## Start MATERIAL
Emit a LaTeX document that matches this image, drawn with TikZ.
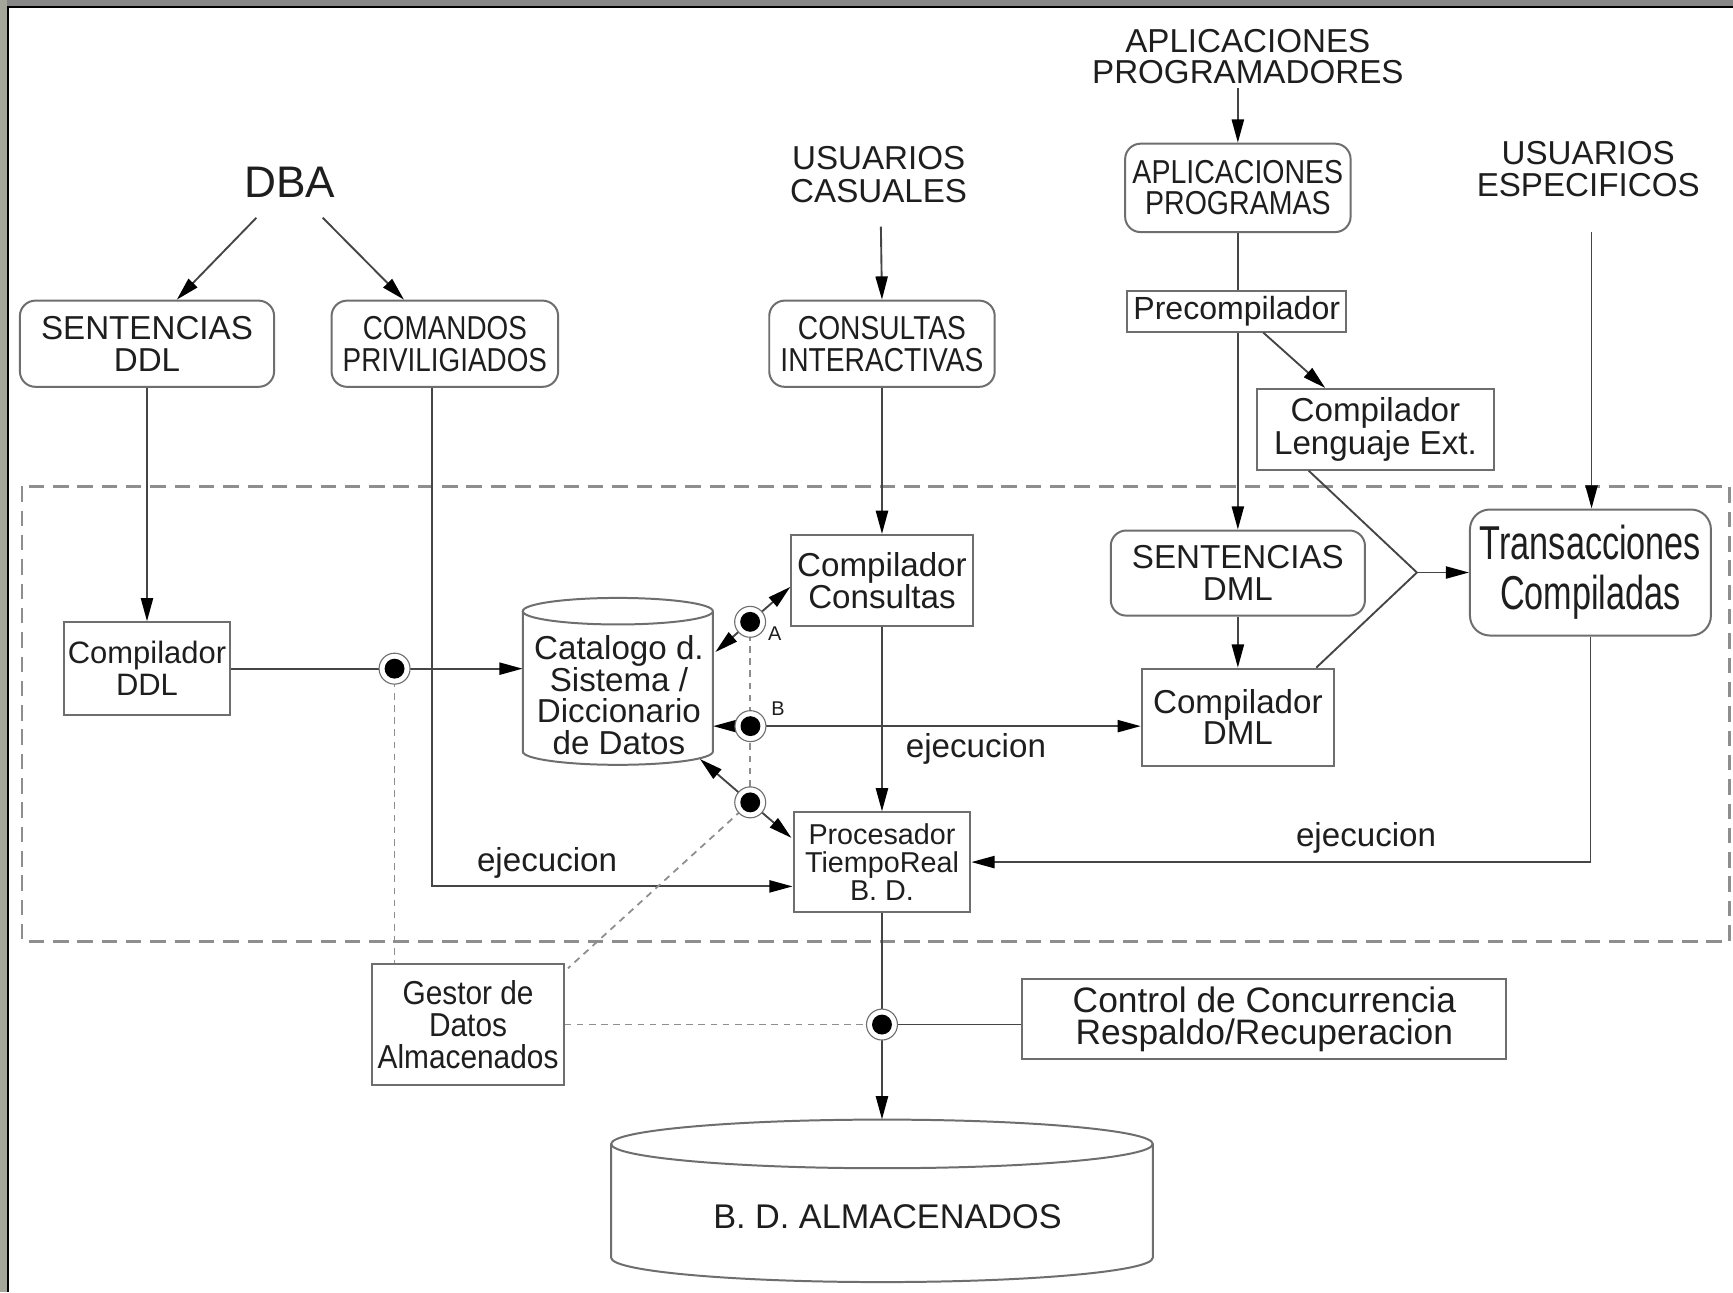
\documentclass[tikz,border=0pt]{standalone}
\usepackage{fontspec}
\setmainfont{Liberation Sans}
\usepackage{graphicx}
\usetikzlibrary{arrows.meta,calc}
\definecolor{lncol}{HTML}{454545}
\definecolor{bxcol}{HTML}{6E6E6E}
\definecolor{dshcol}{HTML}{8E8E8E}
\definecolor{txcol}{HTML}{1E1E1E}
\newcommand{\nw}[2]{\scalebox{#1}[1]{#2}}
\newcommand{\fsz}[2]{\fontsize{#1}{#2}\selectfont}
\begin{document}
\begin{tikzpicture}[x=1pt,y=-1pt,
 boxn/.style={draw=bxcol, line width=1.8pt, fill=white, inner sep=0pt, align=center, text=txcol},
 rboxn/.style={boxn, rounded corners=14pt},
 lbl/.style={inner sep=0pt, align=center, text=txcol},
 conn/.style={draw=lncol, line width=1.7pt},
 arr/.style={conn, -{Triangle[length=21pt,width=11pt,color=black]}},
 darr/.style={conn, {Triangle[length=21pt,width=11pt,color=black]}-{Triangle[length=21pt,width=11pt,color=black]}},
 dotl/.style={draw=dshcol, line width=1.6pt, dash pattern=on 6pt off 5pt},
 bul/.style={circle, draw=bxcol, line width=1pt, fill=white, minimum size=28pt, inner sep=0pt,
   path picture={\fill[black] (path picture bounding box.center) circle (9pt);}},
]
% page and frame
\useasboundingbox (0,0) rectangle (1568,1169);
\fill[white] (0,0) rectangle (1568,1169);
\fill[black!47] (0,0) rectangle (1568,5);
\fill[black] (0,5) rectangle (1568,7.5);
\fill[fill={rgb,255:red,164;green,166;blue,154}] (0,0) rectangle (6,1169);
\fill[black] (6,5) rectangle (8.5,1169);

% dashed region
\draw[draw=dshcol, line width=2.4pt, dash pattern=on 14pt off 8pt] (20,440) rectangle (1565,852);

% cylinders
\node[inner sep=0pt, minimum width=172pt, minimum height=151pt] (cat) at (559,616) {};
\draw[draw=bxcol, line width=1.8pt, fill=white] (473,553) -- (473,680)
  arc[start angle=180, end angle=360, x radius=86pt, y radius=12pt] -- (645,553);
\draw[draw=bxcol, line width=1.8pt, fill=white] (559,553) ellipse [x radius=86pt, y radius=12pt];
\node[lbl, font=\fsz{30}{28.7}] (cattxt) at (560,629) {Catalogo d.\\Sistema /\\Diccionario\\de Datos};

\node[inner sep=0pt, minimum width=490pt, minimum height=147pt] (bd) at (798,1086.5) {};
\draw[draw=bxcol, line width=1.8pt, fill=white] (553,1035) -- (553,1138)
  arc[start angle=180, end angle=360, x radius=245pt, y radius=22pt] -- (1043,1035);
\draw[draw=bxcol, line width=1.8pt, fill=white] (798,1035) ellipse [x radius=245pt, y radius=22pt];
\node[lbl, font=\fsz{31}{31}] (bdtxt) at (803,1101) {B. D. ALMACENADOS};

% free texts
\node[lbl, font=\fsz{40}{40}] (dba) at (262,165) {DBA};
\node[lbl, font=\fsz{30}{30}] (usc) at (795,158) {USUARIOS\\CASUALES};
\node[lbl, font=\fsz{30}{28}] (apt) at (1129,51) {APLICACIONES\\PROGRAMADORES};
\node[lbl, font=\fsz{30}{29}] (use) at (1437,153) {USUARIOS\\ESPECIFICOS};

% boxes
\node[rboxn, minimum width=230pt, minimum height=78pt, font=\fsz{30}{29}] (sddl) at (133,311) {SENTENCIAS\\DDL};
\node[rboxn, minimum width=205pt, minimum height=78pt, font=\fsz{30}{29}] (cp) at (402.5,311) {\nw{0.84}{COMANDOS}\\\nw{0.84}{PRIVILIGIADOS}};
\node[rboxn, minimum width=204pt, minimum height=78pt, font=\fsz{30}{29}] (cons) at (798,311) {\nw{0.85}{CONSULTAS}\\\nw{0.85}{INTERACTIVAS}};
\node[rboxn, minimum width=204pt, minimum height=80pt, font=\fsz{30}{28}] (ap) at (1120,170) {\nw{0.86}{APLICACIONES}\\\nw{0.86}{PROGRAMAS}};
\node[boxn, minimum width=198pt, minimum height=37pt, font=\fsz{29}{29}] (pre) at (1119,281.5) {Precompilador};
\node[boxn, minimum width=215pt, minimum height=73pt, font=\fsz{30}{30}] (cle) at (1244.5,388.5) {Compilador\\Lenguaje Ext.};
\node[boxn, minimum width=150pt, minimum height=84pt, font=\fsz{28}{29}] (ddl) at (133,605) {Compilador\\DDL};
\node[boxn, minimum width=164pt, minimum height=82pt, font=\fsz{30}{29}] (cc) at (798,525) {Compilador\\Consultas};
\node[rboxn, minimum width=230pt, minimum height=77pt, font=\fsz{30}{29}] (sdml) at (1120,518.5) {SENTENCIAS\\DML};
\node[boxn, minimum width=174pt, minimum height=88pt, font=\fsz{30}{28}] (cdml) at (1120,649) {Compilador\\DML};
\node[rboxn, rounded corners=18pt, minimum width=218pt, minimum height=114pt, font=\fsz{43}{45}] (trans) at (1439,518) {\nw{0.72}{Transacciones}\\\nw{0.72}{Compiladas}};
\node[boxn, minimum width=160pt, minimum height=90pt, font=\fsz{26}{25}] (proc) at (798,780) {Procesador\\TiempoReal\\B. D.};
\node[boxn, minimum width=173pt, minimum height=110pt, font=\fsz{30}{29}] (gestor) at (423.5,927) {\nw{0.9}{Gestor de}\\\nw{0.9}{Datos}\\\nw{0.9}{Almacenados}};
\node[boxn, minimum width=438pt, minimum height=72pt, font=\fsz{32}{29}] (ctrl) at (1144,922) {Control de Concurrencia\\Respaldo/Recuperacion};

% labels
\node[lbl, font=\fsz{30}{30}] (ej1) at (495,781) {ejecucion};
\node[lbl, font=\fsz{30}{30}] (ej2) at (883,678) {ejecucion};
\node[lbl, font=\fsz{30}{30}] (ej3) at (1236,758) {ejecucion};
\node[lbl, font=\fsz{18}{18}] (la) at (701,573) {A};
\node[lbl, font=\fsz{18}{18}] (lb) at (704,641) {B};

% free ends and junctions
\coordinate (dbaL) at (232,197);
\coordinate (dbaR) at (292,197);
\coordinate (uscS) at (797,205);
\coordinate (aptS) at (1120,80);
\coordinate (useS) at (1440,210);
\coordinate (jn) at (1282,518);
\coordinate (b1) at (357,605);
\coordinate (catA) at ($(cat.east)+(2,-26)$);
\coordinate (ccA) at ($(cc.west)+(0,6)$);
\coordinate (bA) at ($(catA)!0.464!(ccA)$);
\coordinate (bB) at (679,657);
\coordinate (catC) at ($(cat.south east)+(-12,-5)$);
\coordinate (procC) at ($(proc.north west)+(-1,24)$);
\coordinate (bC) at ($(catC)!0.55!(procC)$);
\coordinate (bD) at (798,927);

% connectors
\draw[arr] (dbaL) -- ($(sddl.north)+(27,0)$);
\draw[arr] (dbaR) -- ($(cp.north)+(-37,0)$);
\draw[arr] (sddl.south) -- (ddl.north);
\draw[arr] ($(cp.south)+(-12,0)$) |- ($(proc.west)+(0,22)$);
\draw[arr] (ddl.east) -- (ddl.east -| cat.west);
\draw[dotl] (b1) -- (b1 |- gestor.north);
\draw[arr] (uscS) -- (cons.north);
\draw[arr] (cons.south) -- (cc.north);
\draw[arr] (cc.south) -- (proc.north);
\draw[darr] (catA) -- (ccA);
\draw[darr] (bB -| cat.east) -- (bB -| cdml.west);
\draw[darr] (catC) -- (procC);
\draw[dotl] (bA) -- (bA |- bC);
\draw[dotl] (bC) -- ($(gestor.north east)+(3,5)$);
\draw[arr] (proc.south) -- (proc.south |- bd.north);
\draw[dotl] (gestor.east) -- (bD);
\draw[conn] (bD) -- (bD -| ctrl.west);
\draw[arr] (aptS) -- (ap.north);
\draw[conn] (ap.south) -- (ap.south |- pre.north);
\draw[arr] (ap.south |- pre.south) -- (ap.south |- sdml.north);
\draw[arr] ($(pre.south)+(24,0)$) -- ($(cle.north west)+(63,0)$);
\draw[arr] (sdml.south) -- (cdml.north);
\draw[conn] ($(cle.south west)+(48,0)$) -- (jn) -- ($(cdml.north east)+(-17,0)$);
\draw[arr] (jn) -- (trans.west);
\draw[arr] (useS) -- (useS |- trans.north);
\draw[arr] (trans.south) |- (proc.east);

% junction bullets
\node[bul] (b1n) at (b1) {};
\node[bul] (bAn) at (bA) {};
\node[bul] (bBn) at (bB) {};
\node[bul] (bCn) at (bC) {};
\node[bul] (bDn) at (bD) {};
\end{tikzpicture}
\end{document}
## End MATERIAL
■ **STATED EXERCISE**
Only lines belong in the copy: transcribe those from the start of the data through the line that contains "(20,440) rectangle (1565,852);", and skip the pictures.

■ **EXERCISE RESULT**
Emit a LaTeX document that matches this image, drawn with TikZ.
\documentclass[tikz,border=0pt]{standalone}
\usepackage{fontspec}
\setmainfont{Liberation Sans}
\usepackage{graphicx}
\usetikzlibrary{arrows.meta,calc}
\definecolor{lncol}{HTML}{454545}
\definecolor{bxcol}{HTML}{6E6E6E}
\definecolor{dshcol}{HTML}{8E8E8E}
\definecolor{txcol}{HTML}{1E1E1E}
\newcommand{\nw}[2]{\scalebox{#1}[1]{#2}}
\newcommand{\fsz}[2]{\fontsize{#1}{#2}\selectfont}
\begin{document}
\begin{tikzpicture}[x=1pt,y=-1pt,
 boxn/.style={draw=bxcol, line width=1.8pt, fill=white, inner sep=0pt, align=center, text=txcol},
 rboxn/.style={boxn, rounded corners=14pt},
 lbl/.style={inner sep=0pt, align=center, text=txcol},
 conn/.style={draw=lncol, line width=1.7pt},
 arr/.style={conn, -{Triangle[length=21pt,width=11pt,color=black]}},
 darr/.style={conn, {Triangle[length=21pt,width=11pt,color=black]}-{Triangle[length=21pt,width=11pt,color=black]}},
 dotl/.style={draw=dshcol, line width=1.6pt, dash pattern=on 6pt off 5pt},
 bul/.style={circle, draw=bxcol, line width=1pt, fill=white, minimum size=28pt, inner sep=0pt,
   path picture={\fill[black] (path picture bounding box.center) circle (9pt);}},
]
% page and frame
\useasboundingbox (0,0) rectangle (1568,1169);
\fill[white] (0,0) rectangle (1568,1169);
\fill[black!47] (0,0) rectangle (1568,5);
\fill[black] (0,5) rectangle (1568,7.5);
\fill[fill={rgb,255:red,164;green,166;blue,154}] (0,0) rectangle (6,1169);
\fill[black] (6,5) rectangle (8.5,1169);

% dashed region
\draw[draw=dshcol, line width=2.4pt, dash pattern=on 14pt off 8pt] (20,440) rectangle (1565,852);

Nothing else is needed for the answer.